White Rocket without sparks.
Saltpetre, 10—Sulphur, 1¼—Charcoal, 2¼.
To be mixed as before directed.
Egyptian Moonshine.
Saltpetre, 10—Sulphur, 2¼—Charcoal, ¼.
Add 4 parts of Lead or Black Ointment.
These instances will be sufficient to show the general character of the Arabic receipts. Saltpetre is used in all of them—in most of them sulphur or charcoal; while arsenic, incense, camphor, iron and bronze filings, are occasionally used to vary the colour and character of the light produced. The Arabs were also in possession at this period of a vast number of instruments of war in which similar combustible matters were employed, such as lances and clubs, with fires at the extremity, girdles for the waist with fires attached. We translate the description of one of them:—
War Club.
"Get the glass-maker to make a club, which shall be pierced at its extremity like an iron club. Get the turner to turn a stick, which you will fasten strongly to it. You may give it whatever form you please. Arrange on the sides three 'tubulures,' and at the bottom also three for the 'roses,' (one class of the compositions,) then make the usual compositions. When you wish to set fire to them, arrange them in the form of a segment, set fire to the club, and break it, for the love of God."
The termination of this receipt is a very usual one, and applied to several other receipts—instruments of destruction being then, as now, considered a most appropriate method of serving God.
Another ingenious weapon was called "the egg which moves itself and burns;" and this consisted of two long fuses, which seemed to give force and direction to the firework, and a shorter one, which was directed forwards, the object of which was to burn the enemy. This projectile was cast by the hand, and then, to use the quaint language of the receipt, "it walks, it starts, and it burns extremely well."
Many other compositions were known to the Arabs, as appears from the two curious MSS. above mentioned; such as compositions for covering the body to protect from fire, others to emit a suffocating smoke.
The performances of these instruments were, doubtless, what we should now consider very insignificant; but they must have produced upon the excited imagination of the warrior of those days an effect which it is very difficult to conceive in the present day.
Nothing, probably, has occasioned more frequent historical errors, than forming deductions as to real effects from the exaggerated descriptions of ancient writers.

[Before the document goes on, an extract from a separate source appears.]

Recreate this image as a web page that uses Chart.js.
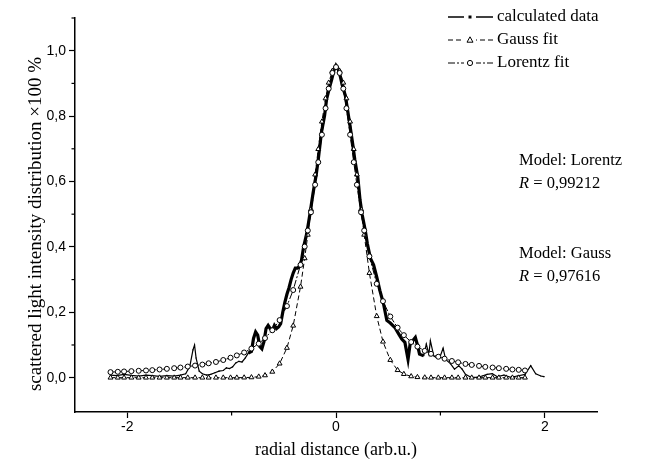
<!DOCTYPE html>
<html><head><meta charset="utf-8">
<script src="https://cdn.jsdelivr.net/npm/chart.js@4"></script>
<style>html,body{margin:0;padding:0;background:#fff}#wrap{width:646px;height:462px}</style>
</head><body><div id="wrap"><canvas id="c" width="646" height="462"></canvas></div>
<script>
// ---- data ----
const X_FIT = [-2.16,-2.09,-2.03,-1.96,-1.89,-1.82,-1.76,-1.69,-1.62,-1.55,-1.49,-1.42,-1.35,-1.28,-1.22,-1.15,-1.08,-1.01,-0.95,-0.88,-0.81,-0.74,-0.68,
  -0.61,-0.54,-0.47,-0.41,-0.34,-0.30,-0.27,-0.24,-0.20,-0.17,-0.135,-0.10,-0.07,-0.035,0,0.035,0.07,0.10,0.135,0.17,0.20,0.24,0.27,0.32,0.39,0.45,0.52,0.59,0.65,
  0.72,0.78,0.85,0.91,0.98,1.04,1.11,1.17,1.24,1.30,1.37,1.43,1.50,1.56,1.63,1.69,1.75,1.81];
const GAUSS_Y = [0,0,0,0,0,0,0,0,0,0,0,0,0,0,0,0,0,0,0,0.0003,0.0009,0.003,0.007,
  0.018,0.043,0.091,0.159,0.278,0.365,0.437,0.515,0.621,0.699,0.783,0.854,0.902,0.938,0.950,0.938,0.902,0.854,0.783,0.699,0.621,0.515,0.437,0.320,0.188,0.110,0.054,0.023,0.011,
  0.004,0.0015,0.0004,0,0,0,0,0,0,0,0,0,0,0,0,0,0,0];
const LORENTZ_Y = [0.017,0.018,0.019,0.020,0.021,0.022,0.023,0.025,0.027,0.029,0.031,0.034,0.037,0.040,0.044,0.048,0.054,0.061,0.068,0.077,0.089,0.104,0.121,
  0.145,0.176,0.219,0.268,0.345,0.401,0.450,0.506,0.590,0.659,0.743,0.824,0.884,0.932,0.950,0.932,0.884,0.824,0.743,0.659,0.590,0.506,0.450,0.371,0.287,0.234,0.187,0.153,0.130,
  0.109,0.095,0.082,0.073,0.064,0.058,0.051,0.047,0.042,0.039,0.036,0.033,0.031,0.029,0.027,0.025,0.024,0.022];
const CALC_X = [-2.16,-2.10,-2.03,-1.96,-1.89,-1.82,-1.76,-1.69,-1.62,-1.55,-1.49,-1.44,-1.40,-1.37,-1.355,-1.34,-1.31,-1.28,-1.24,-1.20,-1.16,-1.12,-1.08,-1.05,-1.02,-0.99,-0.96,-0.93,-0.90,-0.87,-0.84,-0.81,-0.79,-0.77,-0.75,-0.73,-0.71,-0.69,-0.67,-0.65,-0.63,-0.61,-0.59,-0.57,-0.55,-0.53,-0.51,-0.49,-0.47,-0.45,-0.43,-0.41,-0.39,-0.37,-0.35,-0.33,-0.31,-0.28,-0.25,-0.22,-0.19,-0.17,-0.14,-0.11,-0.09,-0.06,-0.04,-0.02,
  0.00,0.02,0.04,0.06,0.09,0.11,0.135,0.16,0.18,0.21,0.23,0.25,0.28,0.30,0.33,0.36,0.39,0.42,0.455,0.487,0.52,0.567,0.60,0.63,0.66,0.69,0.71,0.76,0.78,0.80,0.84,0.865,0.89,0.904,0.936,0.974,1.00,1.026,1.05,1.096,1.135,1.176,1.208,1.24,1.288,1.35,1.40,1.448,1.497,1.545,1.609,1.673,1.737,1.811,1.865,1.913,1.962,1.993];
const CALC_Y = [0.008,0.006,0.010,0.007,0.005,0.008,0.006,0.004,0.006,0.005,0.008,0.012,0.035,0.085,0.100,0.060,0.020,0.012,0.008,0.010,0.015,0.020,0.022,0.030,0.028,0.033,0.045,0.050,0.048,0.060,0.075,0.080,0.120,0.140,0.130,0.095,0.088,0.110,0.150,0.160,0.150,0.145,0.160,0.150,0.155,0.165,0.200,0.230,0.255,0.275,0.300,0.320,0.335,0.335,0.340,0.360,0.400,0.441,0.500,0.564,0.620,0.667,0.749,0.800,0.852,0.890,0.913,0.940,
  0.955,0.945,0.923,0.895,0.862,0.820,0.769,0.715,0.667,0.610,0.544,0.500,0.451,0.410,0.365,0.345,0.308,0.267,0.226,0.175,0.167,0.152,0.134,0.118,0.108,0.056,0.103,0.123,0.100,0.072,0.067,0.103,0.072,0.113,0.067,0.059,0.067,0.090,0.056,0.043,0.026,0.036,0.026,0.010,0.002,0.001,0.005,0.010,0.012,0.003,0.008,0.001,0.005,0.010,0.037,0.012,0.005,0.003];
const X_TICKS = [-2,-1,0,1,2];
const X_TICK_LABELS = ['-2','','0','','2'];
const Y_TICKS = [0,0.1,0.2,0.3,0.4,0.5,0.6,0.7,0.8,0.9,1.0,1.1];
const Y_TICK_LABELS = ['0,0','','0,2','','0,4','','0,6','','0,8','','1,0',''];
const SERIES_NAMES = ['calculated data','Gauss fit','Lorentz fit'];
const MODEL_NAMES = ['Model: Lorentz','Model: Gauss'];
const MODEL_R = ['0,99212','0,97616'];
const X_TITLE = 'radial distance (arb.u.)';
const Y_TITLE = 'scattered light intensity distribution \u00d7100 %';

// ---- styles ----
const SERIF = '"Liberation Serif","Times New Roman",serif';
const SANS = '"Liberation Sans",Arial,sans-serif';
const STYLES = [
  {dash: [], marker: 'rect', lw: 1.3},
  {dash: [5,3], marker: 'triangle', lw: 1},
  {dash: [7,2,2,2], marker: 'circle', lw: 1}
];

const pts = (xs, ys) => xs.map((x, i) => ({x: x, y: ys[i]}));

const overlay = {
  id: 'overlay',
  afterDraw(chart) {
    const ctx = chart.ctx;
    const xs = chart.scales.x, ys = chart.scales.y;
    const ca = chart.chartArea;
    ctx.save();
    // minor ticks
    ctx.strokeStyle = '#000'; ctx.lineWidth = 1.2;
    X_TICKS.forEach((v, i) => { if (!X_TICK_LABELS[i]) { const p = xs.getPixelForValue(v); ctx.beginPath(); ctx.moveTo(p, ca.bottom); ctx.lineTo(p, ca.bottom + 3.5); ctx.stroke(); } });
    Y_TICKS.forEach((v, i) => { if (!Y_TICK_LABELS[i]) { const p = ys.getPixelForValue(v); ctx.beginPath(); ctx.moveTo(ca.left, p); ctx.lineTo(ca.left - 3.5, p); ctx.stroke(); } });
    // axis titles
    ctx.fillStyle = '#000';
    ctx.textAlign = 'center'; ctx.textBaseline = 'middle';
    ctx.font = '18px ' + SERIF;
    ctx.fillText(X_TITLE, (ca.left + ca.right) / 2, 450);
    ctx.save();
    ctx.translate(36, 224); ctx.rotate(-Math.PI / 2);
    ctx.font = '19px ' + SERIF;
    ctx.fillText(Y_TITLE, 0, 0);
    ctx.restore();
    // legend
    ctx.textAlign = 'left';
    SERIES_NAMES.forEach((name, i) => {
      const y = 17 + 23 * i, st = STYLES[i];
      ctx.setLineDash(st.dash); ctx.lineWidth = st.lw; ctx.strokeStyle = '#000';
      ctx.beginPath(); ctx.moveTo(448, y); ctx.lineTo(493, y); ctx.stroke();
      ctx.setLineDash([]);
      ctx.fillStyle = '#fff'; ctx.fillRect(464, y - 5, 12, 10);
      ctx.lineWidth = 1; ctx.strokeStyle = '#000';
      if (st.marker === 'rect') { ctx.fillStyle = '#000'; ctx.fillRect(468.5, y - 1.5, 3, 3); }
      else if (st.marker === 'triangle') { ctx.fillStyle = '#fff'; ctx.beginPath(); ctx.moveTo(470, y - 3.2); ctx.lineTo(473, y + 2.2); ctx.lineTo(467, y + 2.2); ctx.closePath(); ctx.fill(); ctx.stroke(); }
      else { ctx.fillStyle = '#fff'; ctx.beginPath(); ctx.arc(470, y, 2.6, 0, Math.PI * 2); ctx.fill(); ctx.stroke(); }
      ctx.fillStyle = '#000';
      ctx.font = '17px ' + SERIF;
      ctx.fillText(name, 497, y);
    });
    // model notes
    const noteY = [[161, 184], [254, 277]];
    MODEL_NAMES.forEach((m, i) => {
      ctx.font = '16.5px ' + SERIF;
      ctx.fillText(m, 519, noteY[i][0]);
      ctx.font = 'italic 16.5px ' + SERIF;
      ctx.fillText('R', 519, noteY[i][1]);
      const w = ctx.measureText('R').width;
      ctx.font = '16.5px ' + SERIF;
      ctx.fillText(' = ' + MODEL_R[i], 519 + w, noteY[i][1]);
    });
    ctx.restore();
  }
};

new Chart(document.getElementById('c'), {
  type: 'scatter',
  data: {
    datasets: [
      {label: SERIES_NAMES[2], data: pts(X_FIT, LORENTZ_Y), showLine: true, borderColor: '#000', borderWidth: 1, borderDash: STYLES[2].dash,
       pointStyle: 'circle', pointRadius: 2.5, pointBackgroundColor: '#fff', pointBorderColor: '#000', pointBorderWidth: 1, tension: 0},
      {label: SERIES_NAMES[1], data: pts(X_FIT, GAUSS_Y), showLine: true, borderColor: '#000', borderWidth: 1, borderDash: STYLES[1].dash,
       pointStyle: 'triangle', pointRadius: 2.8, pointBackgroundColor: '#fff', pointBorderColor: '#000', pointBorderWidth: 1, tension: 0},
      {label: SERIES_NAMES[0], data: pts(CALC_X, CALC_Y), showLine: true, borderColor: '#000', borderWidth: 1.2,
       segment: {borderWidth: c => (Math.abs(c.p0.parsed.x) < 0.85 && Math.abs(c.p1.parsed.x) < 0.85) ? 3.2 : 1.2},
       pointStyle: 'rect', pointRadius: 0.8, pointBackgroundColor: '#000', pointBorderColor: '#000', pointBorderWidth: 0, tension: 0}
    ]
  },
  options: {
    responsive: false, animation: false, devicePixelRatio: 1,
    layout: {padding: {left: 0, right: 49, top: 18, bottom: 0}},
    plugins: {legend: {display: false}, tooltip: {enabled: false}},
    scales: {
      x: {
        type: 'linear', position: 'bottom', min: -2.5, max: 2.5,
        border: {display: true, color: '#000', width: 1.5},
        grid: {drawOnChartArea: false, drawTicks: true, tickLength: 6, tickWidth: 1.2,
               tickColor: c => (c.tick && X_TICK_LABELS[X_TICKS.indexOf(c.tick.value)]) ? '#000' : 'rgba(0,0,0,0)'},
        ticks: {color: '#000', font: {family: SANS, size: 14}, padding: 1, maxRotation: 0, autoSkip: false,
                callback: v => { const i = X_TICKS.indexOf(v); return i >= 0 ? X_TICK_LABELS[i] : ''; }},
        afterBuildTicks: s => { s.ticks = X_TICKS.map(v => ({value: v})); },
        afterFit: s => { s.height = 50; }
      },
      y: {
        type: 'linear', position: 'left', min: -0.105, max: 1.1,
        border: {display: true, color: '#000', width: 1.5},
        grid: {drawOnChartArea: false, drawTicks: true, tickLength: 6, tickWidth: 1.2,
               tickColor: c => (c.tick && Y_TICK_LABELS[Y_TICKS.findIndex(t => Math.abs(t - c.tick.value) < 1e-6)]) ? '#000' : 'rgba(0,0,0,0)'},
        ticks: {color: '#000', font: {family: SANS, size: 14}, padding: 3, autoSkip: false,
                callback: v => { const i = Y_TICKS.findIndex(t => Math.abs(t - v) < 1e-6); return i >= 0 ? Y_TICK_LABELS[i] : ''; }},
        afterBuildTicks: s => { s.ticks = Y_TICKS.map(v => ({value: v})); },
        afterFit: s => { s.width = 75; }
      }
    }
  },
  plugins: [overlay]
});
</script>
</body></html>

When Musschenbroek (not a superstitious soldier, but an inductive philosopher) first discovered the Leyden Phial, he declared he would not take a second shock for the kingdom of France; and yet we well know that a schoolboy would not now be frightened at a much more powerful shock than he then experienced. Want of familiarity with a phenomenon, and ignorance of its proximate cause, will ever make it terrible. We cannot see any thing terrible in a sky-rocket, because we have been early influenced by those on whom we rely to regard it as an amusement; but had they brought us up in fear of it—had they magnified these accounts, having some foundation in fact, as to its destructive power, we may well understand what effects of terror it would produce.